Exhibitors living in FIP member federations, including Canada, are eligible to enter world exhibitions, and all FIP member federations must be invited to world exhibitions with FIP patronage.

International exhibitions, on the other hand, are “any other exhibition that is multi-national in nature,” added McLaughlin.

These multi-national exhibitions usually have the patronage of one of the three continental organizations, including:

  • the Federación Inter-Americana de Filatelia (FIAF), of which Canada is a member;
  • the Federation of European Philatelic Associations (FEPA); and
  • the Federation of Inter-Asian Philately (FIAP).

While they’re permitted to enter any exhibition with FIAF patronage, Canadian exhibitors can also exhibit in FEPA or FIAP exhibitions as a member of a philatelic society in a country that belongs to the respective continental organization.

“For example, if I collected Australia and was also a member of an Australian society, I could enter NZ 2020 under the Australian flag as the Australian Philatelic Federation is a member of FIAP,” said McLaughlin, who’s also a nationally accredited judge with the RPSC. “My exhibit and my medal award would be listed under Australia.”

In this case, the exhibitor would pay all fees, including international shipment, customs clearance and insurance to and from the exhibition commissioner.

“Most exhibitors in Canada would prefer to exhibit in Western country shows like London 2020 or IBRA in Germany,” said McLaughlin. “But the fact remains there’s a better opportunity for exhibitors to get accepted at some of the southeast Asian shows because each exhibition has to balance the number of exhibits they have per class.”

For some classes, including traditional and postal history, there are sub-classes for different regions, he added.

“There’s a traditional sub-class for the Americas, for Europe, for Asia and for Australasia.

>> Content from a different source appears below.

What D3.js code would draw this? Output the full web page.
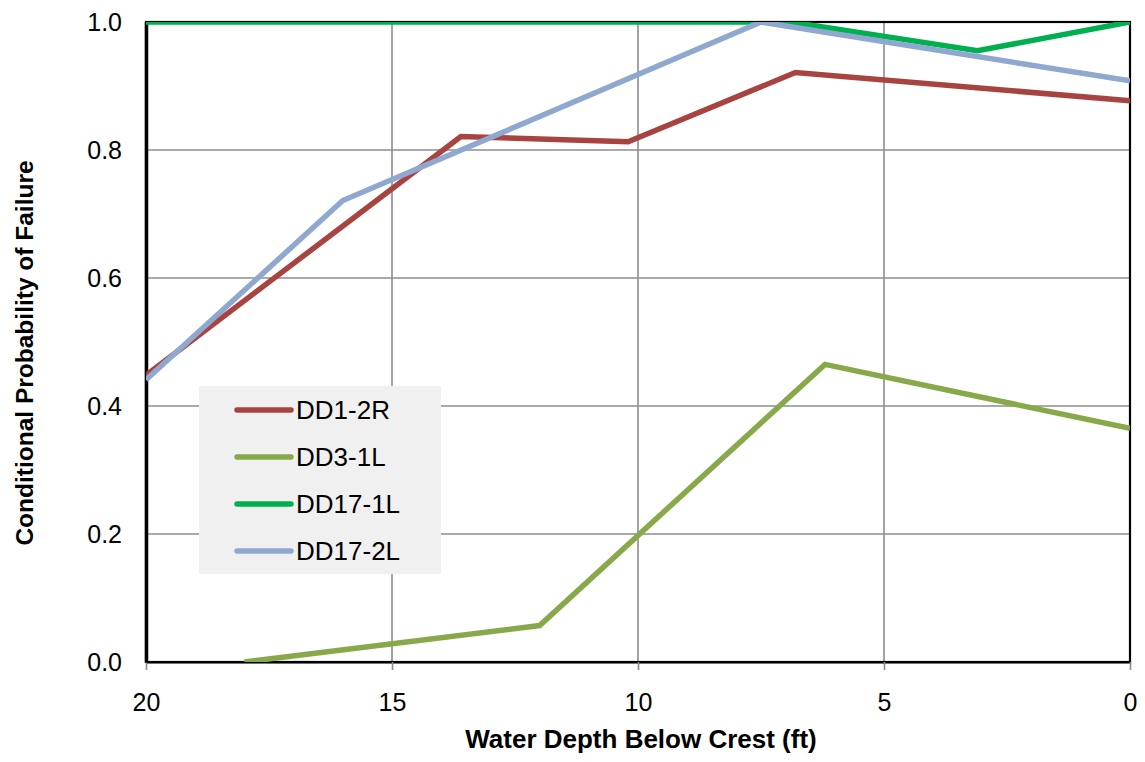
<!DOCTYPE html>
<html>
<head>
<meta charset="utf-8">
<script src="https://cdn.jsdelivr.net/npm/d3@7"></script>
<style>
  html, body { margin: 0; padding: 0; background: #fff; }
  svg { display: block; font-family: Arial, "Liberation Sans", sans-serif; }
</style>
</head>
<body>
<svg id="chart" width="1145" height="762"></svg>
<script>
// Water depth below crest (ft) and conditional probability of failure per section
const seriesNames = ["DD1-2R", "DD3-1L", "DD17-1L", "DD17-2L"];
const seriesColors = ["#A84440", "#88A94A", "#00B050", "#8FA8CF"];

const dd12rDepth = [20, 13.6, 10.2, 6.8, 0];
const dd12rProb  = [0.448, 0.821, 0.813, 0.921, 0.877];

const dd31lDepth = [18, 12, 6.2, 0];
const dd31lProb  = [0.0, 0.057, 0.465, 0.365];

const dd171lDepth = [20, 7.5, 6.9, 3.1, 0];
const dd171lProb  = [1.0, 1.0, 1.0, 0.955, 1.0];

const dd172lDepth = [20, 16, 7.5, 0];
const dd172lProb  = [0.441, 0.721, 1.0, 0.908];

const xTicks = [20, 15, 10, 5, 0];
const yTicks = [0, 0.2, 0.4, 0.6, 0.8, 1.0];

const xTitle = "Water Depth Below Crest (ft)";
const yTitle = "Conditional Probability of Failure";

const series = [
  { name: seriesNames[0], color: seriesColors[0], x: dd12rDepth, y: dd12rProb },
  { name: seriesNames[1], color: seriesColors[1], x: dd31lDepth, y: dd31lProb },
  { name: seriesNames[2], color: seriesColors[2], x: dd171lDepth, y: dd171lProb },
  { name: seriesNames[3], color: seriesColors[3], x: dd172lDepth, y: dd172lProb }
];

const svg = d3.select("#chart");
const plot = { left: 146, right: 1130, top: 22, bottom: 662 };

const x = d3.scaleLinear().domain([20, 0]).range([plot.left, plot.right]);
const y = d3.scaleLinear().domain([0, 1]).range([plot.bottom, plot.top]);

// gridlines
const grid = svg.append("g");
grid.selectAll("line.vg").data(xTicks.filter(t => t !== 20 && t !== 0)).join("line")
  .attr("x1", d => x(d)).attr("x2", d => x(d))
  .attr("y1", plot.top).attr("y2", plot.bottom)
  .attr("stroke", "#8c8c8c").attr("stroke-width", 1.6);
grid.selectAll("line.hg").data(yTicks.filter(t => t !== 0 && t !== 1)).join("line")
  .attr("x1", plot.left).attr("x2", plot.right)
  .attr("y1", d => y(d)).attr("y2", d => y(d))
  .attr("stroke", "#8c8c8c").attr("stroke-width", 1.6);

// plot frame
svg.append("rect")
  .attr("x", plot.left).attr("y", plot.top)
  .attr("width", plot.right - plot.left).attr("height", plot.bottom - plot.top)
  .attr("fill", "none").attr("stroke", "#000").attr("stroke-width", 2.2);

// x axis with ticks below
const xAxis = d3.axisBottom(x).tickValues(xTicks).tickSize(8).tickSizeOuter(0).tickPadding(23)
  .tickFormat(d3.format("d"));
const gx = svg.append("g").attr("transform", `translate(0,${plot.bottom})`).call(xAxis);
gx.select(".domain").attr("stroke", "#000").attr("stroke-width", 2.2);
gx.selectAll(".tick line").attr("stroke", "#8c8c8c").attr("stroke-width", 1.6);
gx.selectAll(".tick text").attr("font-size", 25).attr("fill", "#000")
  .attr("font-family", "Arial, 'Liberation Sans', sans-serif");

// y axis
const yAxis = d3.axisLeft(y).tickValues(yTicks).tickSize(0).tickPadding(24)
  .tickFormat(d3.format(".1f"));
const gy = svg.append("g").attr("transform", `translate(${plot.left},0)`).call(yAxis);
gy.select(".domain").attr("stroke", "#000").attr("stroke-width", 3.5);
gy.selectAll(".tick text").attr("font-size", 25).attr("fill", "#000")
  .attr("font-family", "Arial, 'Liberation Sans', sans-serif");

// axis titles
svg.append("text")
  .attr("x", 641).attr("y", 748)
  .attr("text-anchor", "middle").attr("font-size", 26).attr("font-weight", "bold")
  .text(xTitle);
svg.append("text")
  .attr("transform", "translate(33,353) rotate(-90)")
  .attr("text-anchor", "middle").attr("font-size", 24.5).attr("font-weight", "bold")
  .text(yTitle);

// series lines, clipped to the plot area
svg.append("clipPath").attr("id", "plotClip").append("rect")
  .attr("x", plot.left).attr("y", plot.top)
  .attr("width", plot.right - plot.left).attr("height", plot.bottom - plot.top);

const line = d3.line().x(d => x(d[0])).y(d => y(d[1]));
svg.append("g").attr("clip-path", "url(#plotClip)")
  .selectAll("path").data(series).join("path")
  .attr("d", s => line(s.x.map((v, i) => [v, s.y[i]])))
  .attr("fill", "none").attr("stroke", s => s.color)
  .attr("stroke-width", 5.5).attr("stroke-linejoin", "miter");

// legend
const legend = svg.append("g").attr("transform", "translate(199,386)");
legend.append("rect").attr("width", 242).attr("height", 188).attr("fill", "#f0f0f0");
const items = legend.selectAll("g.item").data(series).join("g")
  .attr("transform", (d, i) => `translate(0,${24 + i * 47})`);
items.append("line")
  .attr("x1", 38).attr("x2", 92).attr("y1", 0).attr("y2", 0)
  .attr("stroke", d => d.color).attr("stroke-width", 5.5).attr("stroke-linecap", "round");
items.append("text")
  .attr("x", 97).attr("y", 0).attr("dy", "0.36em")
  .attr("font-size", 26).attr("fill", "#000")
  .text(d => d.name);
</script>
</body>
</html>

For some of the shows in Asia and Australasia, they don’t get a lot of applications for the Americas sub-class, so an exhibitor who applies there has a much better chance of getting in than he or she would in London, New York or Germany.”

International exhibitions can also apply for FIP recognition, which differs from patronage. Some “private shows” – like Stockholmia 2019 and the annual Nordia exhibition – are sometimes dubbed international, McLaughlin added.

For Stockholmia, organized by the Royal Philatelic Society London (RPSL) and held in Sweden in May 2019, entry was was only open to RPSL members.

Nordia, which was organized by the Swedish stamp club Malmö Filatelistförening and held in August 2019 in Norway, was only open to exhibitors from Nordic countries and members of the Scandinavian Collectors Club.

Both shows were considered international exhibitions.